[JOB] Omit all pictures. Copy the rest of the material exactly.

▶

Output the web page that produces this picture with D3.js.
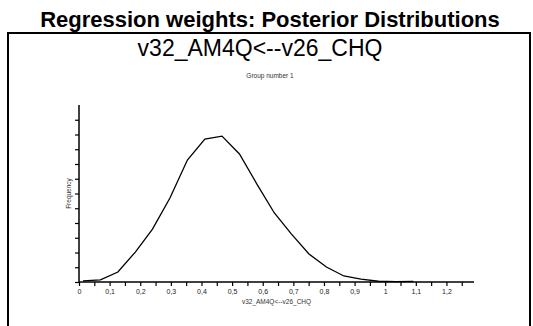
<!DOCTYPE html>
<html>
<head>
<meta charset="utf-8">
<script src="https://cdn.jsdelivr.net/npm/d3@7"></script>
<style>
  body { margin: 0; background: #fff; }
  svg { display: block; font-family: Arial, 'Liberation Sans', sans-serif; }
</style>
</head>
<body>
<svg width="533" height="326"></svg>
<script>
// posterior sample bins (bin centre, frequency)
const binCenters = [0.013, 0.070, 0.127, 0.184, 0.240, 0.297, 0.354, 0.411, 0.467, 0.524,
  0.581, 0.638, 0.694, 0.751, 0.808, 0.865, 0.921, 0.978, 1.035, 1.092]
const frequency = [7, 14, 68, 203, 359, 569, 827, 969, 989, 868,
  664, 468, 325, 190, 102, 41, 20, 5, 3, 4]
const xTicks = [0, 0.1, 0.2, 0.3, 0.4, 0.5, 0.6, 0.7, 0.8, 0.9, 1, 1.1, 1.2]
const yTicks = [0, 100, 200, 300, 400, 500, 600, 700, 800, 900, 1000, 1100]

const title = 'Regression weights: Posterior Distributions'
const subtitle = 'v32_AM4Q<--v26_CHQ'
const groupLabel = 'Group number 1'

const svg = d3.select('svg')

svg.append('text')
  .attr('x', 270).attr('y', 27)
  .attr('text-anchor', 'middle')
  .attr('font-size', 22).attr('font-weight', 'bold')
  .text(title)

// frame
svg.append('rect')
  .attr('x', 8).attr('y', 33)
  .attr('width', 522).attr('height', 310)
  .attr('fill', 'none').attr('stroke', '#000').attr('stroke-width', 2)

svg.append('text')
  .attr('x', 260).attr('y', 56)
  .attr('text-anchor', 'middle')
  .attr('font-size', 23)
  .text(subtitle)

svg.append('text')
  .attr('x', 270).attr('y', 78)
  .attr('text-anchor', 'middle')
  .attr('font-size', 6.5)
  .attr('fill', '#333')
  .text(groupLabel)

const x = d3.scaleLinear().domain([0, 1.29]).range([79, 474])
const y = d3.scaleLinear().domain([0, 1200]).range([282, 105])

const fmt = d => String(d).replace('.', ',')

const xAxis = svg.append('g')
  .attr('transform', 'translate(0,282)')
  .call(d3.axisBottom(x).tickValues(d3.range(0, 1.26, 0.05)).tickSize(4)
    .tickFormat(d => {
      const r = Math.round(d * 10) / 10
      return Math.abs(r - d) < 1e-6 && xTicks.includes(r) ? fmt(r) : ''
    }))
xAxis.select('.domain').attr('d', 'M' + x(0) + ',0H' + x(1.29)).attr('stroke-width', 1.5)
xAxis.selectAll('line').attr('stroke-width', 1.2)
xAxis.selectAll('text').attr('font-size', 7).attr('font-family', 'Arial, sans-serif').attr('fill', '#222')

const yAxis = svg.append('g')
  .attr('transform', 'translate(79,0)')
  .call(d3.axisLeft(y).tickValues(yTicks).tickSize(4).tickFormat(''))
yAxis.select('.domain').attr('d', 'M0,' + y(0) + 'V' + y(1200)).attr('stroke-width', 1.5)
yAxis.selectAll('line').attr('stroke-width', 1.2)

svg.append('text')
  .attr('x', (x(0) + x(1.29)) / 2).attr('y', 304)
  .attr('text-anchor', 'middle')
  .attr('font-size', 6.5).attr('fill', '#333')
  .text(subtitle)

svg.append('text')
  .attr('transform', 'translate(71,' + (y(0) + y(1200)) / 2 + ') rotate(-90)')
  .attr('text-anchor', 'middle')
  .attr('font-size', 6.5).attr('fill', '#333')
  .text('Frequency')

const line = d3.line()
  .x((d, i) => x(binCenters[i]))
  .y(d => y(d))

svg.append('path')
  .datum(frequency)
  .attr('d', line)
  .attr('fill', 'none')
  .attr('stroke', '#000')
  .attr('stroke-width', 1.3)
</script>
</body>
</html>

◀

[CORRECT RESPONSE]
Output the web page that produces this picture with D3.js.
<!DOCTYPE html>
<html>
<head>
<meta charset="utf-8">
<script src="https://cdn.jsdelivr.net/npm/d3@7"></script>
<style>
  body { margin: 0; background: #fff; }
  svg { display: block; font-family: Arial, 'Liberation Sans', sans-serif; }
</style>
</head>
<body>
<svg width="533" height="326"></svg>
<script>
// posterior sample bins (bin centre, frequency)
const binCenters = [0.013, 0.070, 0.127, 0.184, 0.240, 0.297, 0.354, 0.411, 0.467, 0.524,
  0.581, 0.638, 0.694, 0.751, 0.808, 0.865, 0.921, 0.978, 1.035, 1.092]
const frequency = [7, 14, 68, 203, 359, 569, 827, 969, 989, 868,
  664, 468, 325, 190, 102, 41, 20, 5, 3, 4]
const xTicks = [0, 0.1, 0.2, 0.3, 0.4, 0.5, 0.6, 0.7, 0.8, 0.9, 1, 1.1, 1.2]
const yTicks = [0, 100, 200, 300, 400, 500, 600, 700, 800, 900, 1000, 1100]

const title = 'Regression weights: Posterior Distributions'
const subtitle = 'v32_AM4Q<--v26_CHQ'
const groupLabel = 'Group number 1'

const svg = d3.select('svg')

svg.append('text')
  .attr('x', 270).attr('y', 27)
  .attr('text-anchor', 'middle')
  .attr('font-size', 22).attr('font-weight', 'bold')
  .text(title)

// frame
svg.append('rect')
  .attr('x', 8).attr('y', 33)
  .attr('width', 522).attr('height', 310)
  .attr('fill', 'none').attr('stroke', '#000').attr('stroke-width', 2)

svg.append('text')
  .attr('x', 260).attr('y', 56)
  .attr('text-anchor', 'middle')
  .attr('font-size', 23)
  .text(subtitle)

svg.append('text')
  .attr('x', 270).attr('y', 78)
  .attr('text-anchor', 'middle')
  .attr('font-size', 6.5)
  .attr('fill', '#333')
  .text(groupLabel)

const x = d3.scaleLinear().domain([0, 1.29]).range([79, 474])
const y = d3.scaleLinear().domain([0, 1200]).range([282, 105])

const fmt = d => String(d).replace('.', ',')

const xAxis = svg.append('g')
  .attr('transform', 'translate(0,282)')
  .call(d3.axisBottom(x).tickValues(d3.range(0, 1.26, 0.05)).tickSize(4)
    .tickFormat(d => {
      const r = Math.round(d * 10) / 10
      return Math.abs(r - d) < 1e-6 && xTicks.includes(r) ? fmt(r) : ''
    }))
xAxis.select('.domain').attr('d', 'M' + x(0) + ',0H' + x(1.29)).attr('stroke-width', 1.5)
xAxis.selectAll('line').attr('stroke-width', 1.2)
xAxis.selectAll('text').attr('font-size', 7).attr('font-family', 'Arial, sans-serif').attr('fill', '#222')

const yAxis = svg.append('g')
  .attr('transform', 'translate(79,0)')
  .call(d3.axisLeft(y).tickValues(yTicks).tickSize(4).tickFormat(''))
yAxis.select('.domain').attr('d', 'M0,' + y(0) + 'V' + y(1200)).attr('stroke-width', 1.5)
yAxis.selectAll('line').attr('stroke-width', 1.2)

svg.append('text')
  .attr('x', (x(0) + x(1.29)) / 2).attr('y', 304)
  .attr('text-anchor', 'middle')
  .attr('font-size', 6.5).attr('fill', '#333')
  .text(subtitle)

svg.append('text')
  .attr('transform', 'translate(71,' + (y(0) + y(1200)) / 2 + ') rotate(-90)')
  .attr('text-anchor', 'middle')
  .attr('font-size', 6.5).attr('fill', '#333')
  .text('Frequency')

const line = d3.line()
  .x((d, i) => x(binCenters[i]))
  .y(d => y(d))

svg.append('path')
  .datum(frequency)
  .attr('d', line)
  .attr('fill', 'none')
  .attr('stroke', '#000')
  .attr('stroke-width', 1.3)
</script>
</body>
</html>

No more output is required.